Zwrócił nań uwagę Jan Paweł II, pisząc w Novo millennio ineunte: "Istnieją różne indywidualne drogi do świętości, wymagające prawdziwej pedagogiki świętości, która zdolna jest dostosować się do rytmu poszczególnych osób. Winna ona łączyć całe bogactwo propozycji dostępnych dla wszystkich z tradycyjnymi formami pomocy indywidualnej i grupowej..."
Za każdą osobą, która poddaje się rekolekcyjnemu prowadzeniu, stoi historia jej życia. Jest to historia nierzadko bardzo trudna i powikłana. Odprawiający rekolekcje ma prawo sam sobie z nią nie radzić i często właśnie z tego powodu szuka duchowej pomocy. Nie wie, w jaki sposób to, co w sobie odkrywa, przynosić Bogu, jak o tym z Nim rozmawiać, jak uwolnić się od bolesnych doświadczeń przeszłości. Rozpoczyna rekolekcje
z oczekiwaniem, że ktoś (być może po raz pierwszy) wysłucha jego historii i będzie mu towarzyszył.

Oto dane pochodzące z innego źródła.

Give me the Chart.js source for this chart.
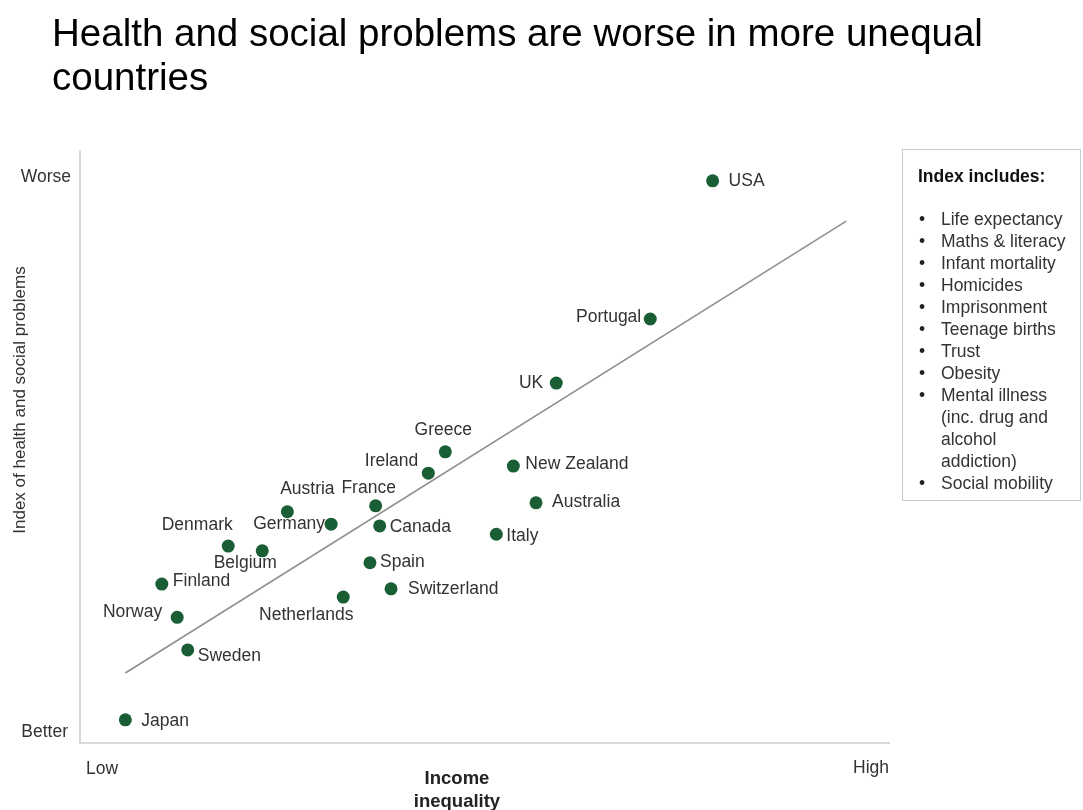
<!DOCTYPE html>
<html>
<head>
<meta charset="utf-8">
<script src="https://cdn.jsdelivr.net/npm/chart.js@4.4.1/dist/chart.umd.min.js"></script>
<style>
  html, body { margin: 0; padding: 0; background: #ffffff; }
  #wrap { position: relative; width: 1083px; height: 810px; overflow: hidden;
          font-family: "Liberation Sans", Arial, sans-serif; color: #262626; }
  #chart { position: absolute; left: 0; top: 0; }
  .title { position: absolute; left: 52px; top: 11px; font-size: 38.5px; line-height: 44px; color: #000; white-space: nowrap; }
  .lab { position: absolute; font-size: 17.5px; line-height: 22px; white-space: nowrap; color: #333; }
  .xtitle { position: absolute; left: 357px; width: 200px; top: 766px; text-align: center;
            font-weight: bold; font-size: 18.5px; line-height: 23px; color: #222; }
  .ytitle { position: absolute; left: -180px; top: 389px; width: 400px; text-align: center;
            font-size: 17px; line-height: 22px; color: #333; transform: rotate(-90deg); }
  .box { position: absolute; left: 902px; top: 149px; width: 179px; height: 352px;
         border: 1.5px solid #c9c9c9; box-sizing: border-box; }
  .box h4 { margin: 0; position: absolute; left: 15px; top: 15px; font-size: 17.5px; line-height: 22px; font-weight: bold; color: #111; }
  .box ul { list-style: none; margin: 0; padding: 0; position: absolute; left: 0; top: 58px; }
  .box li { position: relative; padding-left: 38px; font-size: 17.5px; line-height: 22px; color: #333; white-space: nowrap; }
  .box li::before { content: "\2022"; position: absolute; left: 16px; top: 0; color: #222; }
</style>
</head>
<body>
<div id="wrap">
  <canvas id="chart" width="1083" height="810"></canvas>
  <div class="title">Health and social problems are worse in more unequal<br>countries</div>
  <div class="ytitle">Index of health and social problems</div>
  <div class="lab" style="right:1012px; top:165px;">Worse</div>
  <div class="lab" style="right:1015px; top:720px;">Better</div>
  <div class="lab" style="left:86px; top:757px;">Low</div>
  <div class="lab" style="left:853px; top:756px;">High</div>
  <div class="xtitle">Income<br>inequality</div>
  <div class="box">
    <h4>Index includes:</h4>
    <ul id="items"></ul>
  </div>
</div>
<script>
// Countries and their position on the two indices (0 = low/better, 100 = high/worse)
const countries = ["USA","Portugal","UK","Greece","Ireland","New Zealand","Australia","France",
  "Austria","Germany","Canada","Italy","Denmark","Belgium","Spain","Finland","Switzerland",
  "Netherlands","Norway","Sweden","Japan"];
const incomeInequality = [78.1,70.4,58.8,45.1,43.0,53.5,56.3,36.5,25.6,31.0,37.0,51.4,18.3,22.5,35.8,10.1,38.4,32.5,12.0,13.3,5.6];
const healthSocialIndex = [94.8,71.5,60.7,49.1,45.5,46.7,40.5,40.0,39.0,36.9,36.6,35.2,33.2,32.4,30.4,26.8,26.0,24.6,21.2,15.7,3.9];

// Fitted trend line end points
const trendX = [5.6, 94.6];
const trendY = [11.8, 88.0];

// Components of the index
const indexItems = ["Life expectancy","Maths & literacy","Infant mortality","Homicides","Imprisonment",
  "Teenage births","Trust","Obesity","Mental illness\n(inc. drug and\nalcohol\naddiction)","Social mobility"];

// Where each country's name sits relative to its dot: [dx, dy, align]
const labelPlacement = {
  "USA":[16,0,"left"], "Portugal":[-9,-2,"right"], "UK":[-13,0,"right"], "Greece":[-2,-22,"center"],
  "Ireland":[-10,-12,"right"], "New Zealand":[12,-2,"left"], "Australia":[16,-1,"left"],
  "France":[-7,-18,"center"], "Austria":[20,-23,"center"], "Germany":[-6,0,"right"],
  "Canada":[10,1,"left"], "Italy":[10,2,"left"], "Denmark":[-31,-21,"center"],
  "Belgium":[-17,12,"center"], "Spain":[10,-1,"left"], "Finland":[11,-3,"left"],
  "Switzerland":[17,0,"left"], "Netherlands":[-37,18,"center"], "Norway":[-15,-5,"right"],
  "Sweden":[10,6,"left"], "Japan":[16,1,"left"]
};

const ul = document.getElementById('items');
indexItems.forEach(t => {
  const li = document.createElement('li');
  li.innerHTML = t.split('\n').join('<br>');
  ul.appendChild(li);
});

const points = countries.map((c, i) => ({ x: incomeInequality[i], y: healthSocialIndex[i] }));
const trend = trendX.map((x, i) => ({ x: x, y: trendY[i] }));

const axesAndLabels = {
  id: 'axesAndLabels',
  beforeDatasetsDraw(chart) {
    const { ctx, chartArea: a } = chart;
    ctx.save();
    ctx.strokeStyle = '#d9d9d9';
    ctx.lineWidth = 2;
    ctx.beginPath();
    ctx.moveTo(a.left, a.top);
    ctx.lineTo(a.left, a.bottom);
    ctx.lineTo(a.right, a.bottom);
    ctx.stroke();
    ctx.restore();
  },
  afterDatasetsDraw(chart) {
    const { ctx } = chart;
    const meta = chart.getDatasetMeta(1);
    ctx.save();
    ctx.font = '17.5px "Liberation Sans", Arial, sans-serif';
    ctx.fillStyle = '#333333';
    ctx.textBaseline = 'middle';
    meta.data.forEach((el, i) => {
      const p = labelPlacement[countries[i]];
      ctx.textAlign = p[2];
      ctx.fillText(countries[i], el.x + p[0], el.y + p[1]);
    });
    ctx.restore();
  }
};

new Chart(document.getElementById('chart'), {
  type: 'scatter',
  data: {
    datasets: [
      {
        type: 'line', data: trend, borderColor: '#8f8f8f', borderWidth: 1.6,
        pointRadius: 0, fill: false, tension: 0
      },
      {
        data: points, backgroundColor: '#195e34', borderColor: '#195e34',
        pointRadius: 6.5, pointHoverRadius: 6.5, borderWidth: 0
      }
    ]
  },
  options: {
    responsive: false,
    animation: false,
    layout: { padding: { left: 80, right: 193, top: 150, bottom: 67 } },
    plugins: { legend: { display: false }, tooltip: { enabled: false } },
    scales: {
      x: { type: 'linear', min: 0, max: 100, display: false },
      y: { type: 'linear', min: 0, max: 100, display: false }
    }
  },
  plugins: [axesAndLabels]
});
</script>
</body>
</html>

Gdy uczestniczący w rekolekcjach prowadzeni są indywidualnie, gdy odczuwają empatię i dyskretne wsparcie kierownika duchowego, wówczas doznają akceptacji i poczucia bezpieczeństwa. Skuteczniej słuchają wtedy słowa Bożego, hojniej się modlą i wielkoduszniej odpowiadają na rekolekcyjne doświadczenia.
Wyzwanie na dzisiaj
Formacja rekolekcyjna prowadzona "na pustyni", w małych grupach, wydaje się ważnym wyzwaniem dla Kościoła naszych czasów. Dzisiaj, kiedy w duszpasterstwie nierzadko odczuwamy niedosyt spowodowany faktem, iż pomimo ogromnej pracy nie możemy ogarnąć wszystkich ludzi
z ich indywidualnymi potrzebami duchowymi, z ich historią życia, z ich osobistym zagubieniem, potrzebne są miejsca odosobnienia, w których duchowi przewodnicy będą mieli więcej czasu dla pojedynczego człowieka.
Ilekroć domy rekolekcyjne wypełniają się ludźmi, tylekroć wypełniają się także ich wielkimi pragnieniami szukania i znajdywania Boga, rozeznawania Jego woli i życia bardziej ewangelicznego. Nasze rodziny, parafie i wspólnoty potrzebują na co dzień ludzi z wielkimi pragnieniami duchowymi. W "niecodziennym, czasie rekolekcji" chodzi o zwyczajną codzienność, o codzienność Kościoła wypełnionego ludźmi wielkich pragnień i dojrzałych decyzji. Ludzie, którzy nauczą się szukać Boga na pustyni, będą potrafili odnajdywać Go w codzienności i odpowiadać na Jego wezwania. Kościół będzie zawsze potrzebował pustyni dla swoich wiernych - być może dzisiaj bardziej niż kiedykolwiek.